Does anyone know if it is possible to perform a 2-step fuzzy group in Power Query/Power BI?

We have a dataset (60K+ rows) that looks similar to the below:

We want to be able to group the customers together based on a combination of name, address, and zip. However there is a lot of variability in the fields so the process would take an extremely long time and the accuracy of the groups would suffer.

Is it possible to first perform a Primary group operation on a field where we can apply a very high similarity threshold as we are confident the data is relatively clean (i.e. Zip Code)?

Once grouped by Zip Codes, we then perform a secondary grouping operation on name/address within each primary group.

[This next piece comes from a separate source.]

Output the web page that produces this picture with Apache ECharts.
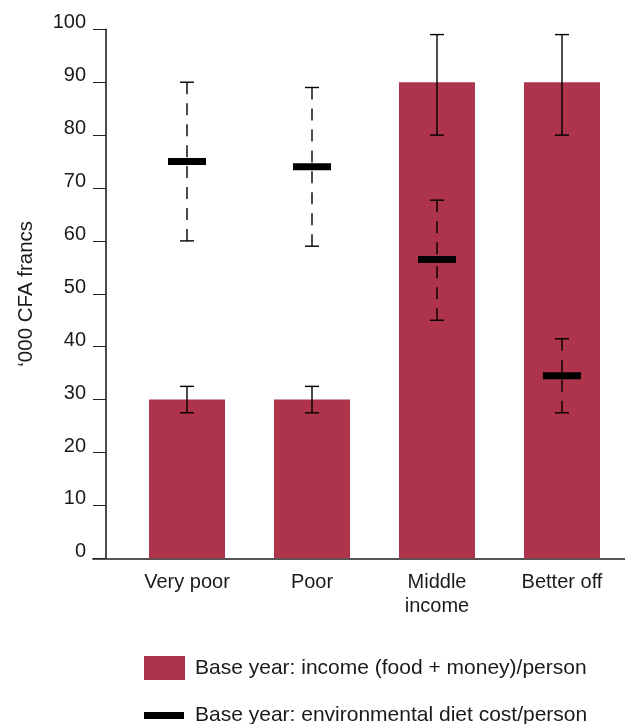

The secondary groups would have a significantly smaller subset of addresses to group accounts by which will hopefully increase accuracy.

Something like the below?

Any help or insight would be greatly appreciated! Thank you all in advance!

Melissa · September 18, 2021, 10:45am

Hi @jhu23,

Welcome to the Forum.

In future would you be so kind to include the sample file as well? Thanks in advance.
Copy this M script into a new blank query.

let
    Source = Table.FromRows(Json.Document(Binary.Decompress(Binary.FromText("i45WMlTSUfLKzwOShkbGCr6JmXkKwSVFqaklQBGf/GIFx7z01JzUYiDP2RFIWBoYGRooxepEKxmBNWag6dQDaXPEVG0M5Dll5uQAKRNTMwWnovzElPLESoglOO0wAfLCgboyE3OhGv3QtOJ2nymQF5KZlpaYV4nkRCDTs6gsMy8VrsHIzNAIrMEMqwaon7BqigUA", BinaryEncoding.Base64), Compression.Deflate)), let _t = ((type nullable text) meta [Serialized.Text = true]) in type table [ID = _t, Name = _t, Address = _t, City = _t, State = _t, Zip = _t]),
    ZipGroup = Table.Group(Source, {"Zip"}, {{"Group", each _, type table [ID=nullable text, Name=nullable text, Address=nullable text, City=nullable text, State=nullable text, Zip=nullable text]}}),
    NameAddressGroup = Table.TransformColumns(ZipGroup, {{"Group", each Table.FuzzyGroup( _, {"Name", "Address"}, {{"Name Address Group", each _, type table [ID=nullable text, Name=nullable text, Address=nullable text, City=nullable text, State=nullable text, Zip=nullable text]}}, [IgnoreCase = true, IgnoreSpace = true, Threshold=0.5] )}} )
in
    NameAddressGroup

With this result

Fuzzy matching is a bit of a black box, so you might have to adjust the threshold level in your production model, and I highly recommend reviewing the documentation as well.

I hope this is helpful

EnterpriseDNA · September 20, 2021, 12:43am

Welcome to the forum @jhu23 ,good to see that you are having progress with your inquiry.

Did the response provided by @Melissa help you solve your query?

If yes, kindly mark as solution the answer that solved your query.

If not, kindly send us the masked pbix file to help you further. Here are some videos that may help you masking sensitive data and create datasets and data models representative of your problem:

jhu23 · September 20, 2021, 4:46pm

That was perfect! Thank you so much for your help with this!